Весь день Василиса Николаевна, стараясь отвлечься, находила себе работу то в коровнике, наводя порядок за животными, то в ограде дома тщательно вычищая землю от весеннего мусора. Только к вечеру она угомонилась и заснула перед телевизором с вязанием в руках. В постель легла уже глубокой ночью, когда телевизор разбудил её шипением эфира. Положив рядом кота Ваську, она долго гладила его по мягкой шерсти. Кот щурил глаза и благодарно тарахтел, как старый холодильник. Под его гипнотическое мурлыканье хозяйка снова заснула.
***
Нет хуже состояния, чем уныние, а ожидание в унынии ещё хуже. Что-то не заладилось в последнее время…
Он сидел в больничном коридоре, смотрел в противоположную стену и думал…
Проходившие мимо такие же пациенты, как и он, куда-то спешили со своими проблемами, а он сидел, смотрел в стену и думал. Думал и ждал. Ждал, что скажет ему сын, который вошел в одну из дверей длинного коридора.
«Всё к одному!.. – тяжело вздохнув, произнес про себя старик. – С сыном как-то не то… Вырос. Своё гнёт… Лечиться, говорит, тебе надо… Отец ему стал не указ. Старший вообще носа не кажет. Сидит в своём городе. Жена как с цепи сорвалась, тоже за сыном вдогонку, всё научить норовит. Как ребёнка. А всему виной здоровье. С него всё началось…»
Здоровье его озадачило не так давно. Поначалу просто стал сильнее уставать. Чувствуя неладное, старался не поддаваться. Конечно, думал, что возраст, но мысль эту гнал как можно дальше, скидок себе делать не позволял. Как обычно, думал: «Да так, просто чёта… Пройдёт!».

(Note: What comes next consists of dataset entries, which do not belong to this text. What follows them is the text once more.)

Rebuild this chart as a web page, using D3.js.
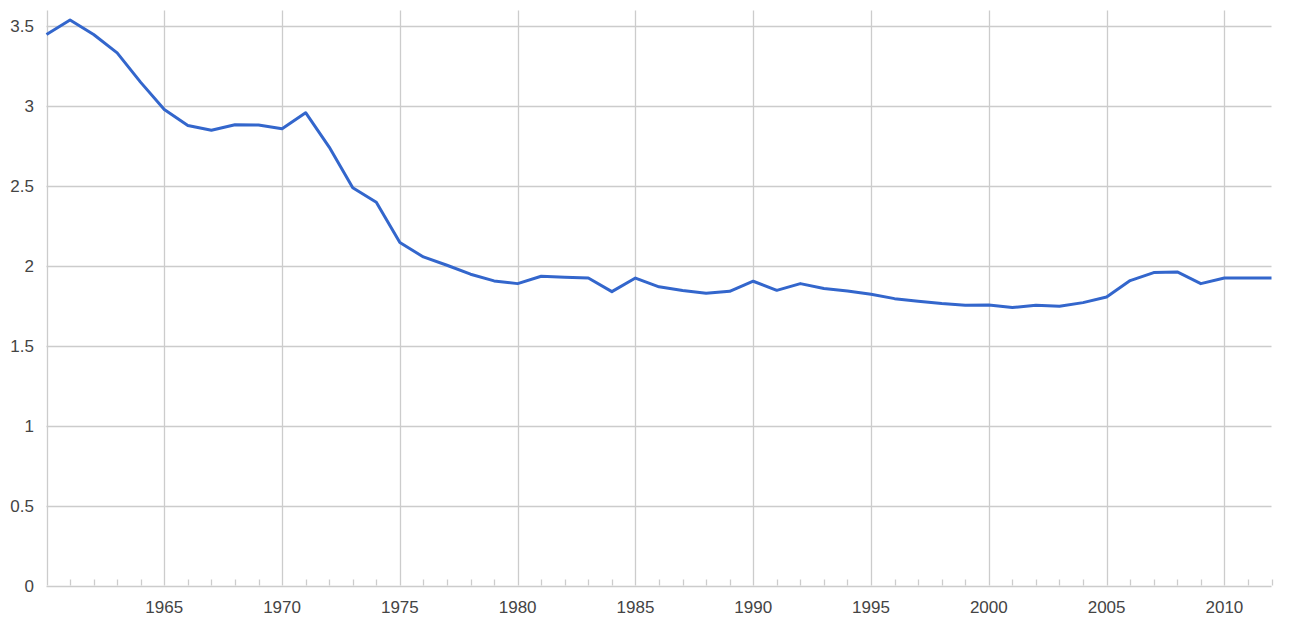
<!DOCTYPE html>
<html><head><meta charset="utf-8">
<script src="https://cdn.jsdelivr.net/npm/d3@7"></script>
<style>html,body{margin:0;padding:0;background:#fff;}svg{display:block;}</style>
</head><body>
<svg id="chart" width="1291" height="617"></svg>
<script>
const years = d3.range(1960, 2013);
const values = [3.45,3.54,3.45,3.335,3.15,2.98,2.88,2.85,2.885,2.883,2.86,2.96,2.745,2.49,2.40,2.147,2.057,2.005,1.949,1.907,1.89,1.936,1.93,1.925,1.84,1.925,1.87,1.847,1.83,1.842,1.905,1.848,1.89,1.859,1.844,1.823,1.796,1.78,1.765,1.754,1.756,1.74,1.754,1.748,1.771,1.806,1.909,1.959,1.963,1.89,1.925,1.925,1.925];
const xTickLabels = [1965,1970,1975,1980,1985,1990,1995,2000,2005,2010];
const yTickValues = [0,0.5,1,1.5,2,2.5,3,3.5];

const svg = d3.select("#chart");
const mLeft = 46.5, mRight = 1271.5, mTop = 10.5, mBottom = 585.5;
const x = d3.scaleLinear().domain([1960, 2012]).range([mLeft, mRight]);
const y = d3.scaleLinear().domain([0, 3.6]).range([mBottom, mTop]);
const grid = "#cccccc";

// horizontal grid
svg.append("g").selectAll("line").data(yTickValues).join("line")
  .attr("x1", mLeft).attr("x2", mRight)
  .attr("y1", d => Math.round(y(d)) + 0.5).attr("y2", d => Math.round(y(d)) + 0.5)
  .attr("stroke", grid).attr("stroke-width", 1.3);

// vertical grid at major years + left edge
svg.append("g").selectAll("line").data([1960].concat(xTickLabels)).join("line")
  .attr("x1", d => Math.round(x(d)) + 0.5).attr("x2", d => Math.round(x(d)) + 0.5)
  .attr("y1", mTop).attr("y2", mBottom)
  .attr("stroke", grid).attr("stroke-width", 1.3);

// minor ticks
svg.append("g").selectAll("line").data(years.filter(d => d % 5 !== 0)).join("line")
  .attr("x1", d => Math.round(x(d)) + 0.5).attr("x2", d => Math.round(x(d)) + 0.5)
  .attr("y1", mBottom - 6).attr("y2", mBottom)
  .attr("stroke", grid).attr("stroke-width", 1.3);

// y labels
svg.append("g").selectAll("text").data(yTickValues).join("text")
  .attr("x", 34).attr("y", d => y(d) + 6)
  .attr("text-anchor", "end")
  .attr("font-family", "Liberation Sans, Arial, sans-serif")
  .attr("font-size", 17).attr("fill", "#444")
  .text(d => d3.format("")(d));

// x labels
svg.append("g").selectAll("text").data(xTickLabels).join("text")
  .attr("x", d => x(d)).attr("y", 612.5)
  .attr("text-anchor", "middle")
  .attr("font-family", "Liberation Sans, Arial, sans-serif")
  .attr("font-size", 17).attr("fill", "#444")
  .text(d => d);

// line
const line = d3.line().x((d, i) => x(years[i])).y(d => y(d));
svg.append("path").datum(values)
  .attr("d", line).attr("fill", "none")
  .attr("stroke", "#3366cc").attr("stroke-width", 3)
  .attr("stroke-linejoin", "round");
</script>
</body></html>
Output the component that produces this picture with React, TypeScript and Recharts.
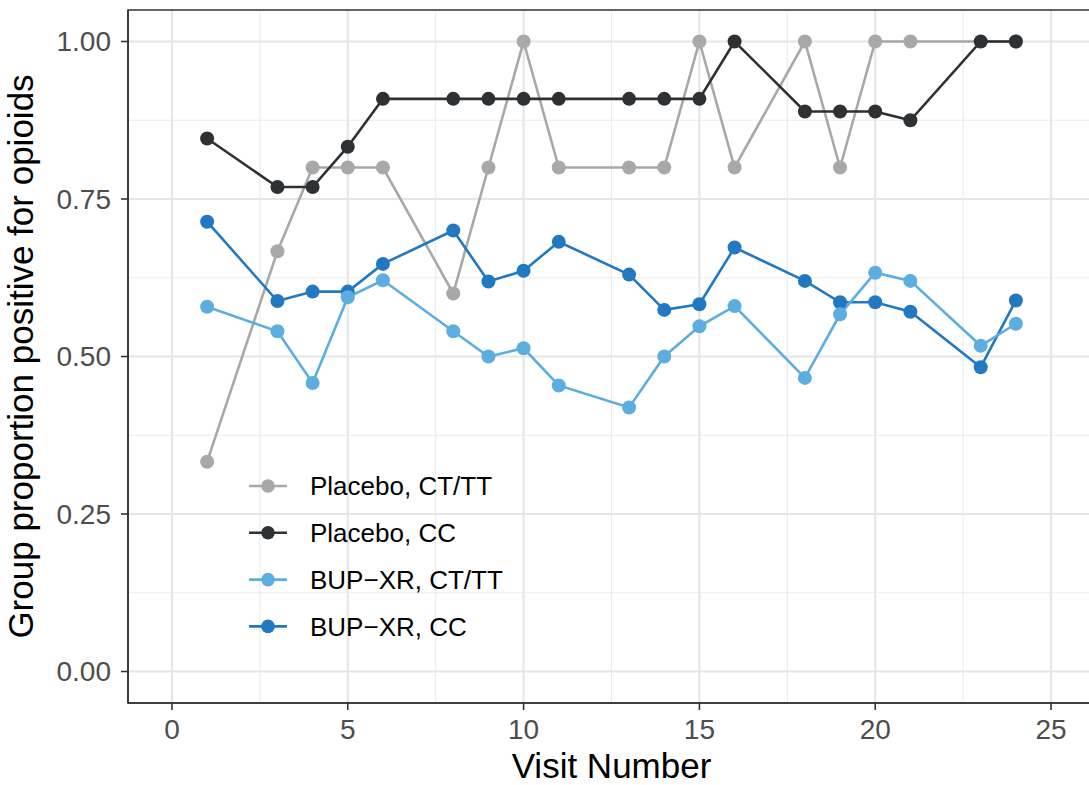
import React from 'react';
import { LineChart, Line, XAxis, YAxis, CartesianGrid, Legend, ReferenceArea, Label } from 'recharts';

const visits = [1, 3, 4, 5, 6, 8, 9, 10, 11, 13, 14, 15, 16, 18, 19, 20, 21, 23, 24];
const placeboCtTt = [0.333, 0.667, 0.8, 0.8, 0.8, 0.6, 0.8, 1, 0.8, 0.8, 0.8, 1, 0.8, 1, 0.8, 1, 1, null, 1];
const placeboCc = [0.846, 0.769, 0.769, 0.833, 0.909, 0.909, 0.909, 0.909, 0.909, 0.909, 0.909, 0.909, 1, 0.889, 0.889, 0.889, 0.875, 1, 1];
const bupCtTt = [0.579, 0.54, 0.458, 0.594, 0.621, 0.54, 0.5, 0.513, 0.454, 0.419, 0.5, 0.548, 0.58, 0.466, 0.567, 0.633, 0.62, 0.517, 0.552];
const bupCc = [0.714, 0.588, 0.603, 0.603, 0.647, 0.7, 0.619, 0.636, 0.682, 0.63, 0.574, 0.583, 0.673, 0.62, 0.586, 0.586, 0.571, 0.483, 0.589];

const xTicks = [0, 5, 10, 15, 20, 25];
const xMinor = [2.5, 7.5, 12.5, 17.5, 22.5];
const yTicks = [0, 0.25, 0.5, 0.75, 1];
const yMinor = [0.125, 0.375, 0.625, 0.875];

const series = [
  { key: 'pCtTt', name: 'Placebo, CT/TT', color: '#A6A8A9', values: placeboCtTt },
  { key: 'pCc', name: 'Placebo, CC', color: '#2D3134', values: placeboCc },
  { key: 'bCtTt', name: 'BUP\u2212XR, CT/TT', color: '#5DAEE0', values: bupCtTt },
  { key: 'bCc', name: 'BUP\u2212XR, CC', color: '#2279C2', values: bupCc },
];

const data = visits.map((v, i) => {
  const row: any = { visit: v };
  series.forEach((s) => {
    row[s.key] = s.values[i];
  });
  return row;
});

const drawOrder = ['pCtTt', 'pCc', 'bCc', 'bCtTt'];

const FONT = '"Liberation Sans", Arial, Helvetica, sans-serif';

const LegendContent = () => (
  <svg width={320} height={190} style={{ fontFamily: FONT, overflow: 'visible' }}>
    {series.map((s, i) => {
      const cy = 21 + i * 46.8;
      return (
        <g key={s.key}>
          <line x1={9} x2={47} y1={cy} y2={cy} stroke={s.color} strokeWidth={2.6} />
          <circle cx={28} cy={cy} r={6.8} fill={s.color} />
          <text x={70} y={cy} dy="0.35em" fontSize={26} fill="#000">
            {s.name}
          </text>
        </g>
      );
    })}
  </svg>
);

export default function App() {
  return (
    <div style={{ position: 'absolute', left: 0, top: 0, width: 1089, height: 785, overflow: 'hidden', background: '#fff' }}>
      <LineChart
        width={1100}
        height={785}
        data={data}
        margin={{ top: 10, right: 5, bottom: 0, left: 0 }}
        style={{ fontFamily: FONT }}
      >
        <CartesianGrid
          horizontalValues={yMinor}
          verticalValues={xMinor}
          stroke="#EBEBEB"
          strokeWidth={1.1}
        />
        <CartesianGrid
          horizontalValues={yTicks}
          verticalValues={xTicks}
          stroke="#E6E6E6"
          strokeWidth={2.2}
        />
        <XAxis
          dataKey="visit"
          type="number"
          domain={[-1.25, 26.25]}
          ticks={xTicks}
          allowDataOverflow
          height={82}
          tickSize={7}
          tickMargin={9}
          axisLine={{ stroke: '#333333', strokeWidth: 1.6 }}
          tickLine={{ stroke: '#333333', strokeWidth: 1.6 }}
          tick={{ fill: '#4D4D4D', fontSize: 28, fontFamily: FONT }}
        >
          <Label
            value="Visit Number"
            position="insideBottom"
            offset={7}
            style={{ fontSize: 35, fill: '#000', fontFamily: FONT }}
          />
        </XAxis>
        <YAxis
          type="number"
          domain={[-0.05, 1.05]}
          ticks={yTicks}
          allowDataOverflow
          width={128}
          tickSize={7}
          tickMargin={10}
          tickFormatter={(v: number) => v.toFixed(2)}
          axisLine={{ stroke: '#333333', strokeWidth: 1.6 }}
          tickLine={{ stroke: '#333333', strokeWidth: 1.6 }}
          tick={{ fill: '#4D4D4D', fontSize: 28, fontFamily: FONT }}
        >
          <Label
            content={(props: any) => {
              const vb = props.viewBox || { x: 0, y: 10, width: 128, height: 693 };
              const cx = vb.x + 33;
              const cy = vb.y + vb.height / 2;
              return (
                <text
                  x={cx}
                  y={cy}
                  transform={`rotate(-90 ${cx} ${cy})`}
                  textAnchor="middle"
                  fontSize={35}
                  fill="#000"
                  fontFamily={FONT}
                >
                  Group proportion positive for opioids
                </text>
              );
            }}
          />
        </YAxis>
        <ReferenceArea
          x1={-1.25}
          x2={26.25}
          y1={-0.05}
          y2={1.05}
          fill="none"
          fillOpacity={0}
          stroke="#333333"
          strokeWidth={1.6}
        />
        {drawOrder.map((k) => {
          const s = series.find((x) => x.key === k)!;
          return (
            <Line
              key={s.key}
              dataKey={s.key}
              name={s.name}
              type="linear"
              stroke={s.color}
              strokeWidth={2.6}
              connectNulls
              dot={{ r: 7, fill: s.color, stroke: 'none', strokeWidth: 0 }}
              activeDot={false}
              isAnimationActive={false}
            />
          );
        })}
        <Legend
          layout="vertical"
          align="center"
          verticalAlign="middle"
          content={<LegendContent />}
          wrapperStyle={{ left: 240, top: 465, width: 320, height: 190 }}
        />
      </LineChart>
    </div>
  );
}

А оно нет… Не проходило. Усталость, будто мешок на плечах в дальней дороге, давила всё сильней и сильнее. И пришла пора присесть. Никогда не позволявший себе жаловаться даже близким людям, даже жене, он в один из дней сказал своей старухе, что, мол, тяжко чего-то.
Ожидание в больничном коридоре тянуло за собой мысли. Зачем-то всплыл один из разговоров с женой.
***
Василиса Николаевна, невысокая, добрая женщина с гладким, круглым лицом, всегда внимательная, услышав, что муж вдруг посетовал на усталость, встрепенулась. Она будто ждала подходящего случая…
– Так и не молоденький ведь уже! Восемьдесят четвёртый год… Пора бы и поубавить ход. Хозяйство-то!.. Не всякий молодой столько вытянет. Куда нам всё это! Дети уже выросли. Младший давно самостоятельный, работа у него серьёзная! Получает хорошо! Ему наша забота уж и ни к чему. А старший?!.. Сам дедом стал и тоже в помощи нашей не нуждается.
– Может, и так… Только я не для помощи, – возразил он уставшим голосом, – а потому, что отец. Для души я… Какая мне разница, нужна им помощь моя или нет. Для чего жить-то ещё, как не для того, чтобы детям помогать.
– Так ты помогай, Гриш!.. Только жилы не рви! Я ведь вижу!.. Тяжело же тебе… хоть и сын помогает.
– Так вот в основном для него-то и есть вся суета моя! Для последыша… Ты думаешь, эта работа его в ментовке навечно, что ли? Придёт время, двадцать лет отслужит, и пинком под зад… Иди куда хочешь! А я ему хозяйство организовал… С ним, если голова будет, не пропадёт. На хлеб с маслом всегда заработает.
– Хозяйство это!.. – выпалила она с упрёком. – У тебя руки уж до колен вытянулись. Будь оно не ладно…
– Замолч, сказал! Твоё дело вон… – он ткнул пальцем в сторону печи, –черепками греметь. А с хозяйством мы с сыном управимся.
– Так ведь тяжело же тебе, Гриш!..
Он только рыкнул в ответ, резко встал со стула и вышел из дома.
«Дура баба! – проворчал про себя. – И зачем только сказал ей… Теперь запилит жалостью своей. Только повод дай!.. Давно уж подговаривается, мол, а давай продадим пасеку и коровок продадим. Поживём, мол, спокойно. Всё спокою какого-то ей надо!»
***
Мягко щёлкнул замок белой пластиковой двери кабинета, и в проёме показался его сын.